Punk was originally being a genre born out of political apathy and hedonistic ideas of being free. It did not however seem to take very long for Punk to lose the ethos of what it once was and to eventually descend into a generic and stereotypical parody of itself, where the fashion of studs and mohawks seemed to matter more to some people than the actual music.
Thank God then for a band like Fucked Up, a band who discovered that doing things in a different way, a what some may consider to be against Punk, was actually one of the best things that they could do as a band. This steadfast approach to creating songs that are overflowing with sophisticated and emotional storytelling and cathartic lyricism has set them in good stead. It has allowed them to create a body of work that just like their previous releases will stand the test of time.
Exploring the history and politics related to cannabis is a subject which Fucked Up have chosen to address on the title track. This is not just a righteous slab of hardcore punk, but serves as an in depth exploration of the long and storied relationship between humanity and cannabis. It's a topic that was researched in great length by the vocalist of Fucked Up himself, Damiana Abraham, cannabis being a plant that has had a unique role in many cultures over the years and has been proven to have many beneficial properties, but yet is still criminalised in many places around the world.

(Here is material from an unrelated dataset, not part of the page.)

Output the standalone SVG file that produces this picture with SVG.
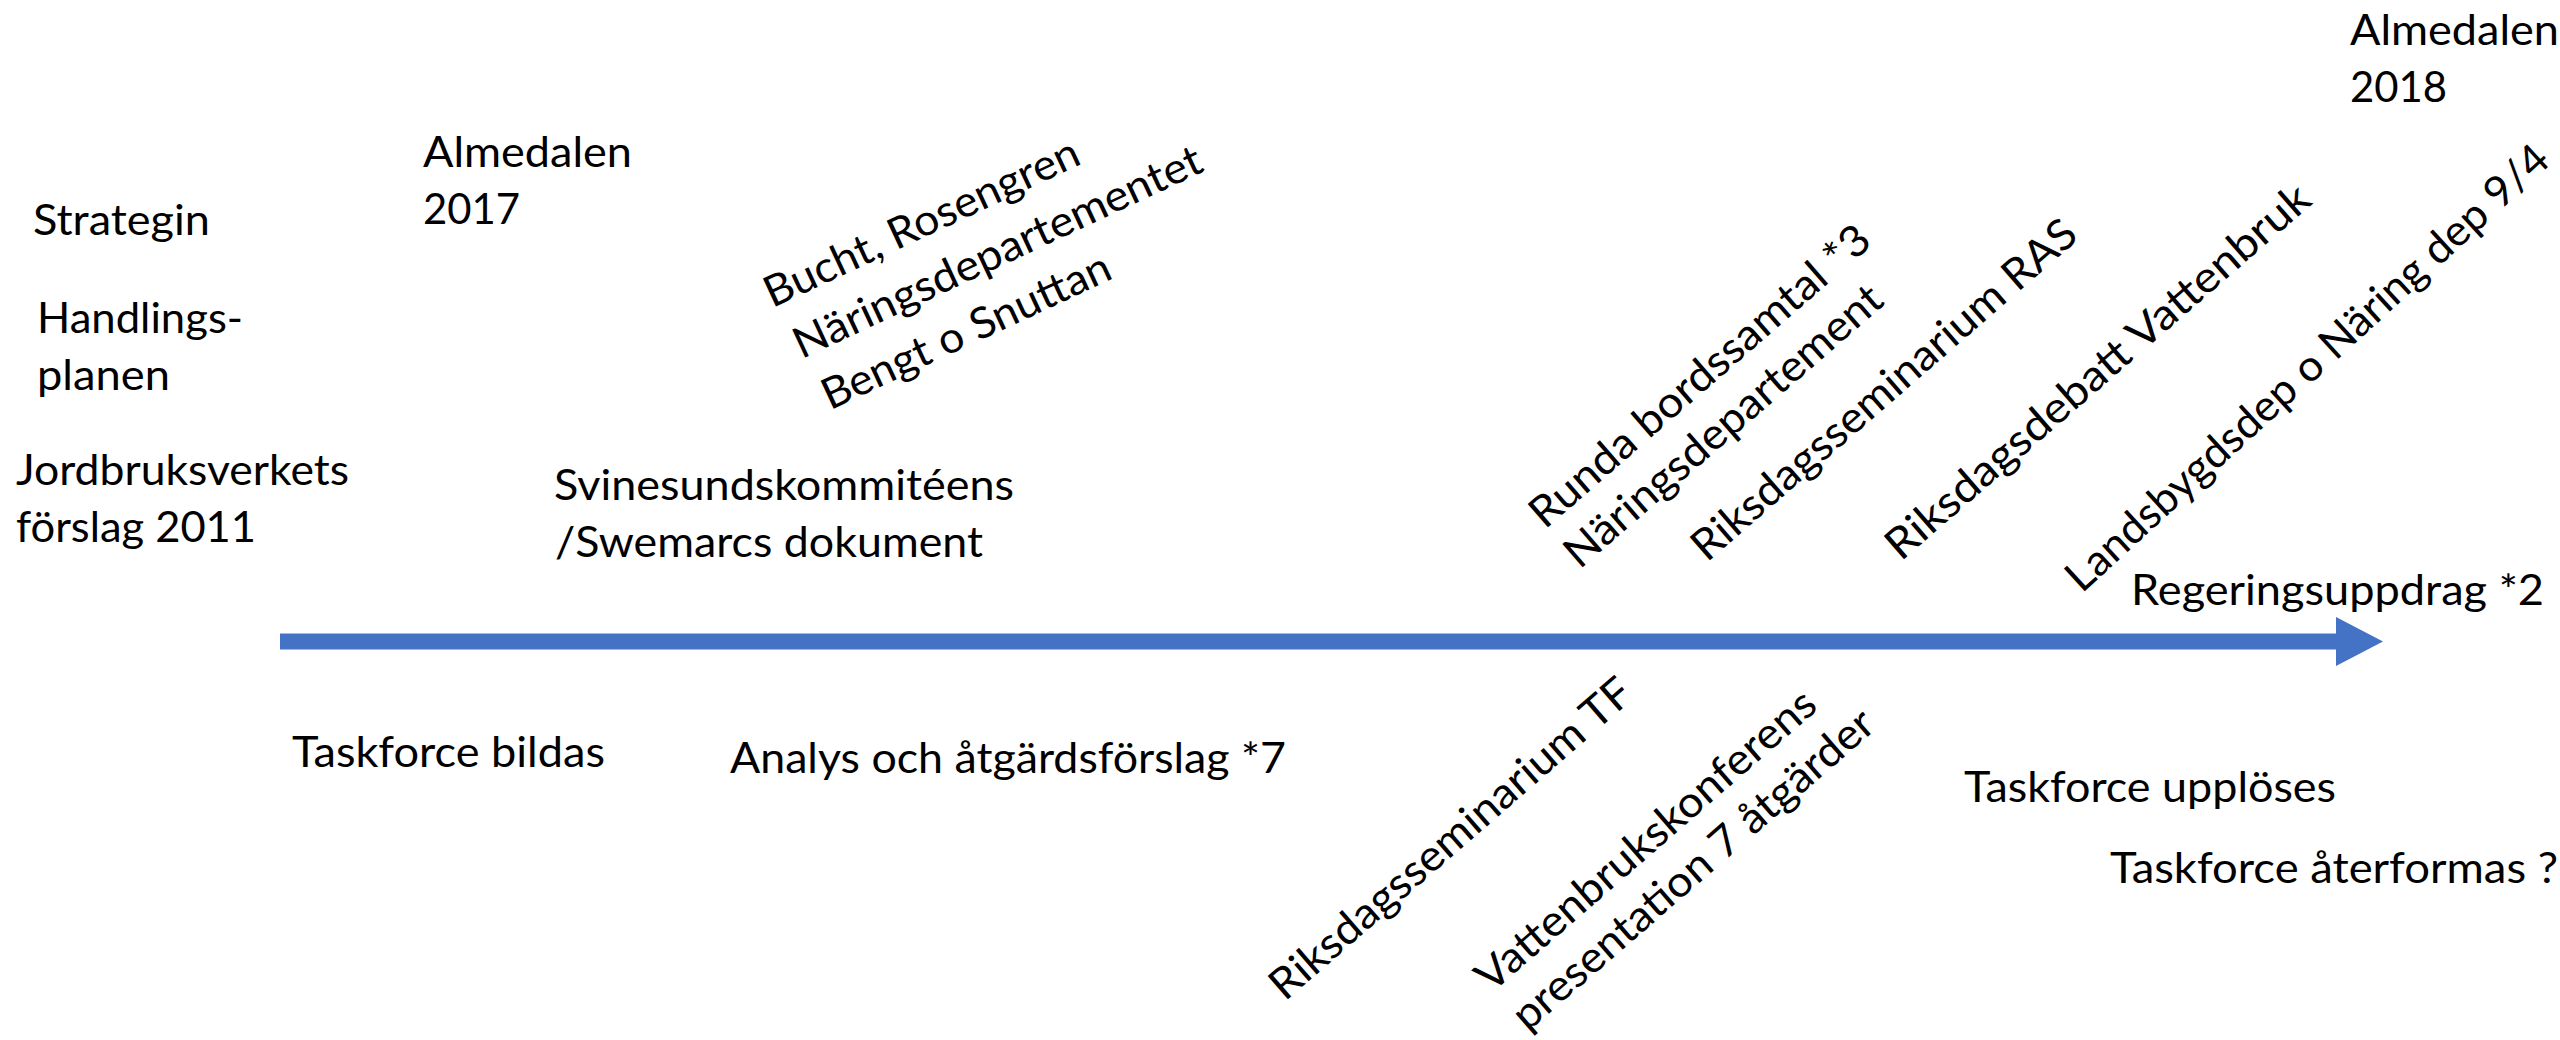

With this newest album Fucked Up have proven once again to be a band that like the punks that have gone before them, to be a band that are not afraid to confront the issues that make the establishment uncomfortable, though they are not just your typical one dimensional band, as their sound is imbued with a melodicand uniqueness that punk has been sorely lacking as of late and this just goes to show that this bunch of Canadians are a band that no one should underestimate.